- RAW DATA
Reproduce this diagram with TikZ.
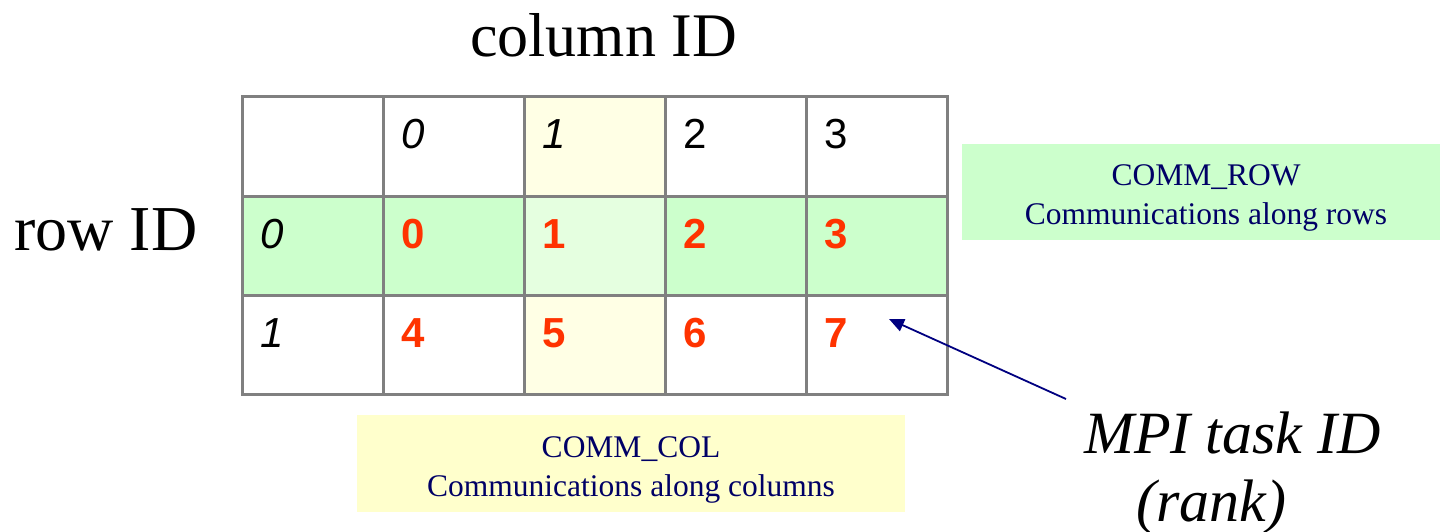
\documentclass[tikz,border=0pt]{standalone}
\usepackage{fontspec}
\setmainfont{Liberation Serif}
\newfontfamily\arialfont{Liberation Sans}
\usetikzlibrary{arrows.meta}
\definecolor{gridgray}{RGB}{128,128,128}
\definecolor{rowgreen}{RGB}{204,255,204}
\definecolor{lightgreen}{RGB}{229,255,224}
\definecolor{colyellow}{RGB}{255,255,229}
\definecolor{boxyellow}{RGB}{255,255,204}
\definecolor{rankred}{RGB}{255,51,0}
\definecolor{navytext}{RGB}{0,0,102}
\definecolor{arrownavy}{RGB}{0,0,128}
\tikzset{
  cell/.style={draw=gridgray, line width=3pt, minimum width=141pt, minimum height=99pt, inner sep=0pt, outer sep=0pt},
  digit/.style={font=\arialfont\fontsize{42}{50}\selectfont, anchor=base west, inner sep=0pt},
  rankno/.style={digit, font=\arialfont\bfseries\fontsize{42}{50}\selectfont, text=rankred},
  bigtitle/.style={font=\fontsize{62}{66}\selectfont, anchor=base west, inner sep=0pt},
  commbox/.style={font=\fontsize{31.5}{39}\selectfont, text=navytext, align=center, inner sep=0pt, outer sep=0pt},
  mpitext/.style={font=\itshape\fontsize{60}{60}\selectfont, anchor=base west, inner sep=0pt},
  conn/.style={draw=arrownavy, line width=1.8pt, -{Triangle[length=15pt,width=13pt]}}
}
\begin{document}
\begin{tikzpicture}[x=1pt,y=-1pt]
\useasboundingbox (0,0) rectangle (1441,532);
% grid cells
\foreach \r in {0,1,2}{
  \foreach \c in {0,...,4}{
    \node[cell] (c\r\c) at ({312.5+141*\c},{146.5+99*\r}) {};
  }
}
% fills
\foreach \c in {0,1,3,4}{
  \node[cell, fill=rowgreen] (g\c) at (c1\c) {};
}
\node[cell, fill=colyellow] (y0) at (c02) {};
\node[cell, fill=lightgreen] (y1) at (c12) {};
\node[cell, fill=colyellow] (y2) at (c22) {};
% header digits
\node[digit] (h0) at (401,149) {\itshape 0};
\node[digit] (h1) at (542,149) {\itshape 1};
\node[digit] (h2) at (683,149) {2};
\node[digit] (h3) at (824,149) {3};
% row labels
\node[digit] (r0) at (260,248) {\itshape 0};
\node[digit] (r1) at (260,347) {\itshape 1};
% ranks
\node[rankno] (k0) at (401,248) {0};
\node[rankno] (k1) at (542,248) {1};
\node[rankno] (k2) at (683,248) {2};
\node[rankno] (k3) at (824,248) {3};
\node[rankno] (k4) at (401,347) {4};
\node[rankno] (k5) at (542,347) {5};
\node[rankno] (k6) at (683,347) {6};
\node[rankno] (k7) at (824,347) {7};
% titles
\node[bigtitle] (colid) at (470,57) {column ID};
\node[bigtitle, font=\fontsize{64}{66}\selectfont] (rowid) at (14,250) {row ID};
% comm boxes
\fill[rowgreen] (962,144) rectangle (1440,240);
\node[commbox] (commrow) at (1206,198) {COMM\_ROW\\Communications along rows};
\fill[boxyellow] (357,415) rectangle (905,512);
\node[commbox] (commcol) at (631,470) {COMM\_COL\\Communications along columns};
% MPI label
\node[mpitext] (mpi) at (1084,453) {MPI task ID};
\node[mpitext] (rank) at (1136,521) {(rank)};
% arrow
\coordinate (arrS) at (1066,399);
\coordinate (arrE) at (889,319);
\draw[conn] (arrS) -- (arrE);
\end{tikzpicture}
\end{document}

- EXERCISE REQUIREMENTS
Write out the whole listing exactly, and drop the pictures.

- OUTPUT OF THE TASK
Reproduce this diagram with TikZ.
\documentclass[tikz,border=0pt]{standalone}
\usepackage{fontspec}
\setmainfont{Liberation Serif}
\newfontfamily\arialfont{Liberation Sans}
\usetikzlibrary{arrows.meta}
\definecolor{gridgray}{RGB}{128,128,128}
\definecolor{rowgreen}{RGB}{204,255,204}
\definecolor{lightgreen}{RGB}{229,255,224}
\definecolor{colyellow}{RGB}{255,255,229}
\definecolor{boxyellow}{RGB}{255,255,204}
\definecolor{rankred}{RGB}{255,51,0}
\definecolor{navytext}{RGB}{0,0,102}
\definecolor{arrownavy}{RGB}{0,0,128}
\tikzset{
  cell/.style={draw=gridgray, line width=3pt, minimum width=141pt, minimum height=99pt, inner sep=0pt, outer sep=0pt},
  digit/.style={font=\arialfont\fontsize{42}{50}\selectfont, anchor=base west, inner sep=0pt},
  rankno/.style={digit, font=\arialfont\bfseries\fontsize{42}{50}\selectfont, text=rankred},
  bigtitle/.style={font=\fontsize{62}{66}\selectfont, anchor=base west, inner sep=0pt},
  commbox/.style={font=\fontsize{31.5}{39}\selectfont, text=navytext, align=center, inner sep=0pt, outer sep=0pt},
  mpitext/.style={font=\itshape\fontsize{60}{60}\selectfont, anchor=base west, inner sep=0pt},
  conn/.style={draw=arrownavy, line width=1.8pt, -{Triangle[length=15pt,width=13pt]}}
}
\begin{document}
\begin{tikzpicture}[x=1pt,y=-1pt]
\useasboundingbox (0,0) rectangle (1441,532);
% grid cells
\foreach \r in {0,1,2}{
  \foreach \c in {0,...,4}{
    \node[cell] (c\r\c) at ({312.5+141*\c},{146.5+99*\r}) {};
  }
}
% fills
\foreach \c in {0,1,3,4}{
  \node[cell, fill=rowgreen] (g\c) at (c1\c) {};
}
\node[cell, fill=colyellow] (y0) at (c02) {};
\node[cell, fill=lightgreen] (y1) at (c12) {};
\node[cell, fill=colyellow] (y2) at (c22) {};
% header digits
\node[digit] (h0) at (401,149) {\itshape 0};
\node[digit] (h1) at (542,149) {\itshape 1};
\node[digit] (h2) at (683,149) {2};
\node[digit] (h3) at (824,149) {3};
% row labels
\node[digit] (r0) at (260,248) {\itshape 0};
\node[digit] (r1) at (260,347) {\itshape 1};
% ranks
\node[rankno] (k0) at (401,248) {0};
\node[rankno] (k1) at (542,248) {1};
\node[rankno] (k2) at (683,248) {2};
\node[rankno] (k3) at (824,248) {3};
\node[rankno] (k4) at (401,347) {4};
\node[rankno] (k5) at (542,347) {5};
\node[rankno] (k6) at (683,347) {6};
\node[rankno] (k7) at (824,347) {7};
% titles
\node[bigtitle] (colid) at (470,57) {column ID};
\node[bigtitle, font=\fontsize{64}{66}\selectfont] (rowid) at (14,250) {row ID};
% comm boxes
\fill[rowgreen] (962,144) rectangle (1440,240);
\node[commbox] (commrow) at (1206,198) {COMM\_ROW\\Communications along rows};
\fill[boxyellow] (357,415) rectangle (905,512);
\node[commbox] (commcol) at (631,470) {COMM\_COL\\Communications along columns};
% MPI label
\node[mpitext] (mpi) at (1084,453) {MPI task ID};
\node[mpitext] (rank) at (1136,521) {(rank)};
% arrow
\coordinate (arrS) at (1066,399);
\coordinate (arrE) at (889,319);
\draw[conn] (arrS) -- (arrE);
\end{tikzpicture}
\end{document}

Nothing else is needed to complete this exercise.